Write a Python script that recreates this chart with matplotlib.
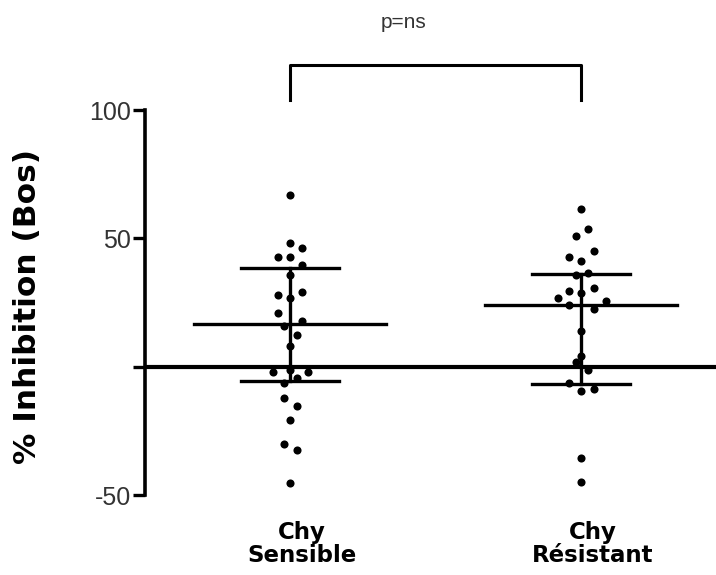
import numpy as np
import matplotlib.pyplot as plt
from matplotlib.transforms import ScaledTranslation

groups = ['Chy\nSensible', 'Chy\nRésistant']

# valeurs (% inhibition)
sensible = [66.9, 48.4, 46.2, 42.7, 42.7, 39.7, 35.8, 28.0, 29.3, 26.7, 21.1, 18.0, 15.7,
            12.5, 7.9, -2.2, -1.2, -2.2, -6.4, -4.4, -12.2, -15.4, -20.9, -30.0, -32.3, -45.3]
sensible_dx = [0, 0, 12, -12, 0, 12, 0, -12, 12, 0, -12, 12, -6,
               7, 0, -17, 0, 18, -6, 7, -6, 7, 0, -6, 7, 0]

resistant = [61.4, 53.6, 51.1, 45.1, 42.9, 41.0, 35.8, 36.4, 29.6, 30.6, 28.7, 26.7,
             25.8, 23.9, 22.6, 14.1, 4.0, 1.8, -1.2, -6.4, -9.3, -8.6, -35.5, -44.9]
resistant_dx = [0, 7, -5, 13, -12, 0, -5, 7, -12, 13, 0, -23,
                25, -12, 13, 0, 0, -5, 7, -12, 0, 13, 0, 0]

centre = [16.6, 24.1]
haut = [38.4, 36.2]
bas = [-5.4, -6.6]

px = 1 / 291  # largeur d'un pixel en unités de x

fig = plt.figure(figsize=(7.16, 5.75), dpi=100)
ax = fig.add_axes([0.2025, 0.139, 0.7975, 0.6696])

for i, (vals, dx) in enumerate([(sensible, sensible_dx), (resistant, resistant_dx)]):
    x = i + 1
    ax.scatter(x + np.array(dx) * px, vals, s=34, color='black', zorder=3, linewidths=0)
    ax.plot([x, x], [bas[i], haut[i]], color='black', lw=2.4, zorder=2)
    ax.plot([x - 0.168, x + 0.168], [haut[i]] * 2, color='black', lw=2.4)
    ax.plot([x - 0.168, x + 0.168], [bas[i]] * 2, color='black', lw=2.4)
    ax.plot([x - 0.33, x + 0.33], [centre[i]] * 2, color='black', lw=2.4)

ax.axhline(0, color='black', lw=3)

# crochet de significativité
ax.plot([1, 1, 2, 2], [104, 117.5, 117.5, 104], color='black', lw=2.2, clip_on=False)
ax.text(1.39, 134, 'p=ns', ha='center', va='center', fontsize=15,
        color='#333333', family='Liberation Sans')

ax.set_xlim(0.5017, 2.464)
ax.set_ylim(-50, 100)
for s in ['top', 'right', 'bottom']:
    ax.spines[s].set_visible(False)
ax.spines['left'].set_linewidth(2.6)
ax.spines['left'].set_bounds(-50, 100)

ax.set_yticks([-50, 0, 50, 100])
ax.set_yticklabels(['-50', '', '50', '100'], family='Liberation Sans', fontsize=18,
                   color='#333333')
ax.tick_params(axis='y', length=9, width=2.4, pad=1)

ax.set_xticks([1, 2])
ax.set_xticklabels(groups, fontsize=16.5, fontweight='bold', family='DejaVu Sans',
                   linespacing=1.0)
ax.tick_params(axis='x', length=0, pad=19)
for lab in ax.get_xticklabels():
    lab.set_transform(lab.get_transform() + ScaledTranslation(12 / 100, 0, fig.dpi_scale_trans))

ax.set_ylabel('% Inhibition (Bos)', fontsize=22.5, fontweight='bold', family='DejaVu Sans')
ax.yaxis.set_label_coords(-0.18, 0.49)

plt.savefig('out.png', dpi=100)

..............................

Give back the whole listing as it stands, minus its pictures.

**CORRECT OUTPUT:**
Write a Python script that recreates this chart with matplotlib.
import numpy as np
import matplotlib.pyplot as plt
from matplotlib.transforms import ScaledTranslation

groups = ['Chy\nSensible', 'Chy\nRésistant']

# valeurs (% inhibition)
sensible = [66.9, 48.4, 46.2, 42.7, 42.7, 39.7, 35.8, 28.0, 29.3, 26.7, 21.1, 18.0, 15.7,
            12.5, 7.9, -2.2, -1.2, -2.2, -6.4, -4.4, -12.2, -15.4, -20.9, -30.0, -32.3, -45.3]
sensible_dx = [0, 0, 12, -12, 0, 12, 0, -12, 12, 0, -12, 12, -6,
               7, 0, -17, 0, 18, -6, 7, -6, 7, 0, -6, 7, 0]

resistant = [61.4, 53.6, 51.1, 45.1, 42.9, 41.0, 35.8, 36.4, 29.6, 30.6, 28.7, 26.7,
             25.8, 23.9, 22.6, 14.1, 4.0, 1.8, -1.2, -6.4, -9.3, -8.6, -35.5, -44.9]
resistant_dx = [0, 7, -5, 13, -12, 0, -5, 7, -12, 13, 0, -23,
                25, -12, 13, 0, 0, -5, 7, -12, 0, 13, 0, 0]

centre = [16.6, 24.1]
haut = [38.4, 36.2]
bas = [-5.4, -6.6]

px = 1 / 291  # largeur d'un pixel en unités de x

fig = plt.figure(figsize=(7.16, 5.75), dpi=100)
ax = fig.add_axes([0.2025, 0.139, 0.7975, 0.6696])

for i, (vals, dx) in enumerate([(sensible, sensible_dx), (resistant, resistant_dx)]):
    x = i + 1
    ax.scatter(x + np.array(dx) * px, vals, s=34, color='black', zorder=3, linewidths=0)
    ax.plot([x, x], [bas[i], haut[i]], color='black', lw=2.4, zorder=2)
    ax.plot([x - 0.168, x + 0.168], [haut[i]] * 2, color='black', lw=2.4)
    ax.plot([x - 0.168, x + 0.168], [bas[i]] * 2, color='black', lw=2.4)
    ax.plot([x - 0.33, x + 0.33], [centre[i]] * 2, color='black', lw=2.4)

ax.axhline(0, color='black', lw=3)

# crochet de significativité
ax.plot([1, 1, 2, 2], [104, 117.5, 117.5, 104], color='black', lw=2.2, clip_on=False)
ax.text(1.39, 134, 'p=ns', ha='center', va='center', fontsize=15,
        color='#333333', family='Liberation Sans')

ax.set_xlim(0.5017, 2.464)
ax.set_ylim(-50, 100)
for s in ['top', 'right', 'bottom']:
    ax.spines[s].set_visible(False)
ax.spines['left'].set_linewidth(2.6)
ax.spines['left'].set_bounds(-50, 100)

ax.set_yticks([-50, 0, 50, 100])
ax.set_yticklabels(['-50', '', '50', '100'], family='Liberation Sans', fontsize=18,
                   color='#333333')
ax.tick_params(axis='y', length=9, width=2.4, pad=1)

ax.set_xticks([1, 2])
ax.set_xticklabels(groups, fontsize=16.5, fontweight='bold', family='DejaVu Sans',
                   linespacing=1.0)
ax.tick_params(axis='x', length=0, pad=19)
for lab in ax.get_xticklabels():
    lab.set_transform(lab.get_transform() + ScaledTranslation(12 / 100, 0, fig.dpi_scale_trans))

ax.set_ylabel('% Inhibition (Bos)', fontsize=22.5, fontweight='bold', family='DejaVu Sans')
ax.yaxis.set_label_coords(-0.18, 0.49)

plt.savefig('out.png', dpi=100)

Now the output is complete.